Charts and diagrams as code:

● ● ● ● ●

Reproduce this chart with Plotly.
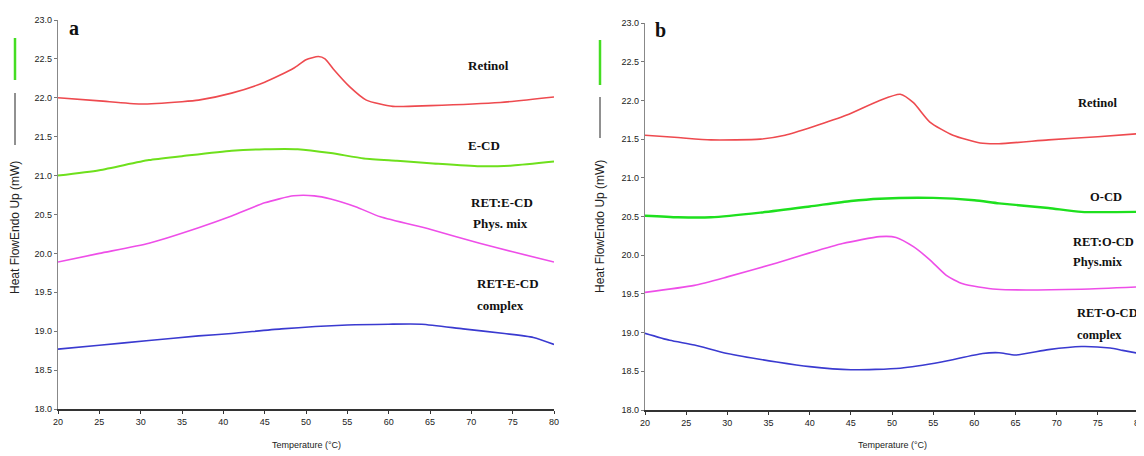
import plotly.graph_objects as go

# ---------------- data: panel a ----------------
a_ret_x = [20, 25, 30, 35, 37, 41, 45, 48.5, 50, 51.5, 52.3, 53.3, 55.3, 57.3, 60.5, 65, 73.5, 80]
a_ret_y = [22.0, 21.96, 21.92, 21.95, 21.97, 22.06, 22.2, 22.38, 22.49, 22.53, 22.5, 22.37, 22.14, 21.97, 21.89, 21.9, 21.94, 22.01]

a_ecd_x = [20, 25, 31, 35, 41, 45, 49, 53, 57, 61, 65, 71, 75, 80]
a_ecd_y = [21.0, 21.07, 21.2, 21.25, 21.32, 21.34, 21.34, 21.29, 21.22, 21.19, 21.16, 21.12, 21.13, 21.18]

a_mix_x = [20, 25, 31, 37, 41, 45, 48.5, 51, 53, 56, 59, 65, 71, 75, 80]
a_mix_y = [19.89, 20.0, 20.13, 20.33, 20.48, 20.65, 20.74, 20.74, 20.7, 20.6, 20.47, 20.31, 20.13, 20.02, 19.89]

a_cpx_x = [20, 25, 31, 37, 41, 47, 55, 60, 64, 69, 74, 77.5, 80]
a_cpx_y = [18.77, 18.82, 18.88, 18.94, 18.97, 19.03, 19.08, 19.09, 19.09, 19.03, 18.97, 18.92, 18.83]

# ---------------- data: panel b ----------------
b_ret_x = [20, 24, 28, 34, 37, 40.4, 44.5, 48.5, 51, 52.6, 54.6, 57.4, 60.7, 63, 69, 75, 80]
b_ret_y = [21.55, 21.52, 21.49, 21.5, 21.55, 21.66, 21.81, 22.0, 22.08, 21.97, 21.72, 21.55, 21.45, 21.44, 21.49, 21.53, 21.57]

b_ocd_x = [20, 24, 28, 34, 40, 45, 48.5, 55, 60, 63, 69, 73, 80]
b_ocd_y = [20.51, 20.49, 20.49, 20.55, 20.63, 20.7, 20.73, 20.74, 20.71, 20.67, 20.61, 20.56, 20.56]

b_mix_x = [20, 26, 30, 36, 40, 44, 48.5, 50.5, 52.6, 54.6, 56.6, 58.6, 62.7, 73, 80]
b_mix_y = [19.52, 19.61, 19.72, 19.9, 20.03, 20.15, 20.24, 20.23, 20.11, 19.94, 19.74, 19.63, 19.56, 19.56, 19.59]

b_cpx_x = [20, 23, 26, 30, 36, 40, 45, 51, 56, 61, 63, 65, 69, 73, 76.5, 78, 80]
b_cpx_y = [18.99, 18.9, 18.84, 18.73, 18.62, 18.56, 18.52, 18.54, 18.62, 18.73, 18.74, 18.71, 18.78, 18.82, 18.8, 18.77, 18.73]

x_ticks = [20, 25, 30, 35, 40, 45, 50, 55, 60, 65, 70, 75, 80]
y_ticks = [18.0, 18.5, 19.0, 19.5, 20.0, 20.5, 21.0, 21.5, 22.0, 22.5, 23.0]

a_labels = ["Retinol", "E-CD", "RET:E-CD", "Phys. mix", "RET-E-CD", "complex"]
b_labels = ["Retinol", "O-CD", "RET:O-CD", "Phys.mix", "RET-O-CD", "complex"]
y_title = "Heat FlowEndo Up (mW)"
x_title = "Temperature (°C)"

RED = "#ee4a4f"
GREEN_A = "#6ee01c"
GREEN_B = "#1ee01e"
MAGENTA = "#ee4ee8"
BLUE = "#3a3ad0"

OFF = 8                      # page body margin
W, H = 1144 - OFF, 456 - OFF

fig = go.Figure()

def add(x, y, color, xa, ya, width=1.6):
    fig.add_trace(go.Scatter(x=x, y=y, mode="lines", xaxis=xa, yaxis=ya,
                             line=dict(color=color, width=width, shape="spline", smoothing=0.6),
                             showlegend=False, hoverinfo="skip"))

add(a_ret_x, a_ret_y, RED, "x", "y")
add(a_ecd_x, a_ecd_y, GREEN_A, "x", "y", 2.0)
add(a_mix_x, a_mix_y, MAGENTA, "x", "y")
add(a_cpx_x, a_cpx_y, BLUE, "x", "y")

add(b_ret_x, b_ret_y, RED, "x2", "y2")
add(b_ocd_x, b_ocd_y, GREEN_B, "x2", "y2", 2.4)
add(b_mix_x, b_mix_y, MAGENTA, "x2", "y2")
add(b_cpx_x, b_cpx_y, BLUE, "x2", "y2")

tickfont = dict(family="Liberation Sans Narrow, Arial Narrow, Liberation Sans, Arial", size=9, color="#222")

def fx(xp):
    return (xp - OFF) / W

def fy(yp):
    return 1 - (yp - OFF) / H

def xaxis(domain, anchor):
    return dict(domain=domain, range=[20, 80], tickvals=x_ticks, ticks="outside", ticklen=3,
                tickcolor="#333", showline=True, linecolor="#333", linewidth=1.5, automargin=False,
                ticklabeloverflow="allow",
                showgrid=False, zeroline=False, tickfont=tickfont, anchor=anchor, fixedrange=True)

def yaxis(domain, anchor):
    return dict(domain=domain, range=[18, 23], tickvals=y_ticks, tickformat=".1f", ticks="outside",
                ticklen=3, tickcolor="#777", showline=True, linecolor="#888", linewidth=1.2, automargin=False,
                ticklabeloverflow="allow",
                showgrid=False, zeroline=False, tickfont=tickfont, anchor=anchor, fixedrange=True)

fig.update_layout(
    width=W, height=H,
    margin=dict(l=0, r=0, t=0, b=0, autoexpand=False),
    paper_bgcolor="white", plot_bgcolor="white",
    xaxis=xaxis([fx(58), fx(554)], "y"),
    yaxis=yaxis([fy(409), fy(20)], "x"),
    xaxis2=xaxis([fx(645), fx(1139)], "y2"),
    yaxis2=yaxis([fy(410), fy(23)], "x2"),
)

serif = dict(family="Liberation Serif, Times New Roman, serif", size=13, color="#111", weight="bold")

def label(text, xp, yp, font=serif, xanchor="left"):
    fig.add_annotation(text=text, x=fx(xp), y=fy(yp), xref="paper", yref="paper", showarrow=False,
                       xanchor=xanchor, yanchor="middle", font=font)

# panel letters
big = dict(family="Liberation Serif, Times New Roman, serif", size=20, color="#111", weight="bold")
label("a", 67, 28, big)
label("b", 653, 30, big)

# series labels panel a
label(a_labels[0], 466, 66)
label(a_labels[1], 466, 145)
label(a_labels[2], 469, 202)
label(a_labels[3], 471, 223)
label(a_labels[4], 475, 283)
label(a_labels[5], 475, 305)

# series labels panel b
serif_b = dict(serif, size=12.5)
label(b_labels[0], 1076, 103, serif_b)
label(b_labels[1], 1088, 197, serif_b)
label(b_labels[2], 1071, 242, serif_b)
label(b_labels[3], 1071, 262, serif_b)
label(b_labels[4], 1075, 313, serif_b)
label(b_labels[5], 1075, 335, serif_b)

# axis titles
sans = dict(family="Liberation Sans, Arial, sans-serif", size=12, color="#222")
for xp, yc in [(15, 228), (600, 227)]:
    fig.add_annotation(text=y_title, x=fx(xp), y=fy(yc), xref="paper", yref="paper", showarrow=False,
                       textangle=-90, xanchor="center", yanchor="middle", font=sans)

narrow = dict(family="Liberation Sans Narrow, Arial Narrow, Liberation Sans, Arial", size=9, color="#222")
label(x_title, 306, 445, narrow, "center")
label(x_title, 892, 445, narrow, "center")

# instrument legend remnants beside y titles
for xp, g0, g1, k0, k1 in [(15, 38, 80, 93, 145), (600, 40, 85, 97, 138)]:
    fig.add_shape(type="line", xref="paper", yref="paper",
                  x0=fx(xp), x1=fx(xp), y0=fy(g0), y1=fy(g1),
                  line=dict(color="#44dd22", width=2.5))
    fig.add_shape(type="line", xref="paper", yref="paper",
                  x0=fx(xp), x1=fx(xp), y0=fy(k0), y1=fy(k1),
                  line=dict(color="#222", width=1))

fig.write_html("out.html")
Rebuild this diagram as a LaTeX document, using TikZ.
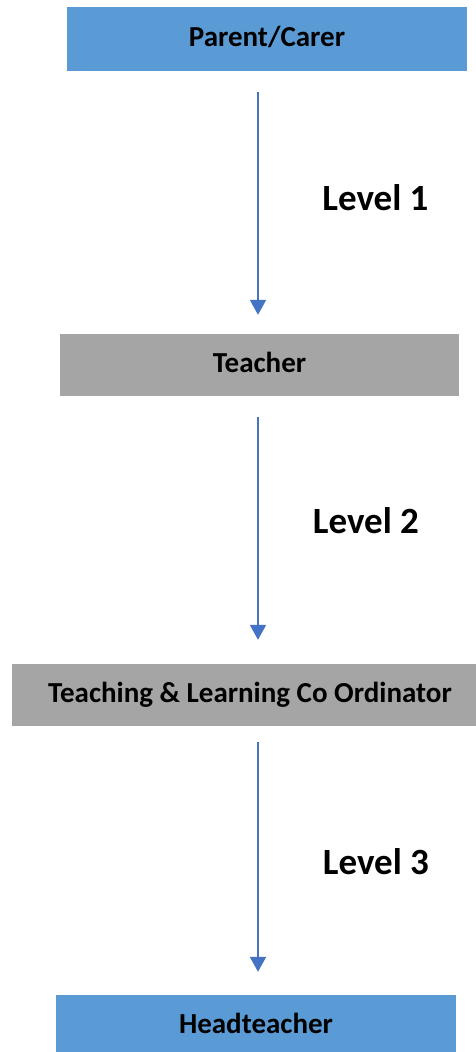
\documentclass[tikz,border=0pt]{standalone}
\usepackage{fontspec}
\setmainfont{Carlito}
\usetikzlibrary{arrows.meta}
\definecolor{boxblue}{HTML}{5B9BD5}
\definecolor{boxgray}{HTML}{A5A5A5}
\definecolor{arrowblue}{HTML}{4472C4}
\begin{document}
\begin{tikzpicture}[x=1pt,y=-1pt,
  box/.style={inner sep=0pt, minimum height=62pt, font=\fontsize{29}{30}\selectfont\bfseries,
    text height=14pt, text depth=0pt},
  bluebox/.style={box, fill=boxblue},
  graybox/.style={box, fill=boxgray},
  levellabel/.style={anchor=base, inner sep=0pt, font=\fontsize{37}{40}\selectfont\bfseries},
  flow/.style={draw=arrowblue, line width=2pt, -{Triangle[length=15pt,width=16pt]}}]
\clip (0,0) rectangle (476,1052);
\fill[white] (0,0) rectangle (476,1052);
\coordinate (ax) at (258,0);
\node[bluebox, minimum width=400pt, minimum height=64pt] (parent) at (267,39) {Parent/Carer};
\node[graybox, minimum width=399pt] (teacher) at (259.5,365) {Teacher};
\node[graybox, minimum width=476pt] (tlc) at (250,695) {Teaching \& Learning Co Ordinator};
\node[bluebox, minimum width=400pt] (head) at (256,1026) {Headteacher};
\node[levellabel] (l1) at (375.5,210) {Level 1};
\node[levellabel] (l2) at (366,533) {Level 2};
\node[levellabel] (l3) at (376,874) {Level 3};
\draw[flow, shorten <=21pt, shorten >=19pt] (ax |- parent.south) -- (ax |- teacher.north);
\draw[flow, shorten <=21pt, shorten >=24pt] (ax |- teacher.south) -- (ax |- tlc.north);
\draw[flow, shorten <=16pt, shorten >=23pt] (ax |- tlc.south) -- (ax |- head.north);
\end{tikzpicture}
\end{document}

● ● ● ● ●

Aim:
Skip the pictures and quote each line of the entries above, from the first through the line with "18.97, 18.92, 18.83]", exactly as it appears.

Expected output:
Reproduce this chart with Plotly.
import plotly.graph_objects as go

# ---------------- data: panel a ----------------
a_ret_x = [20, 25, 30, 35, 37, 41, 45, 48.5, 50, 51.5, 52.3, 53.3, 55.3, 57.3, 60.5, 65, 73.5, 80]
a_ret_y = [22.0, 21.96, 21.92, 21.95, 21.97, 22.06, 22.2, 22.38, 22.49, 22.53, 22.5, 22.37, 22.14, 21.97, 21.89, 21.9, 21.94, 22.01]

a_ecd_x = [20, 25, 31, 35, 41, 45, 49, 53, 57, 61, 65, 71, 75, 80]
a_ecd_y = [21.0, 21.07, 21.2, 21.25, 21.32, 21.34, 21.34, 21.29, 21.22, 21.19, 21.16, 21.12, 21.13, 21.18]

a_mix_x = [20, 25, 31, 37, 41, 45, 48.5, 51, 53, 56, 59, 65, 71, 75, 80]
a_mix_y = [19.89, 20.0, 20.13, 20.33, 20.48, 20.65, 20.74, 20.74, 20.7, 20.6, 20.47, 20.31, 20.13, 20.02, 19.89]

a_cpx_x = [20, 25, 31, 37, 41, 47, 55, 60, 64, 69, 74, 77.5, 80]
a_cpx_y = [18.77, 18.82, 18.88, 18.94, 18.97, 19.03, 19.08, 19.09, 19.09, 19.03, 18.97, 18.92, 18.83]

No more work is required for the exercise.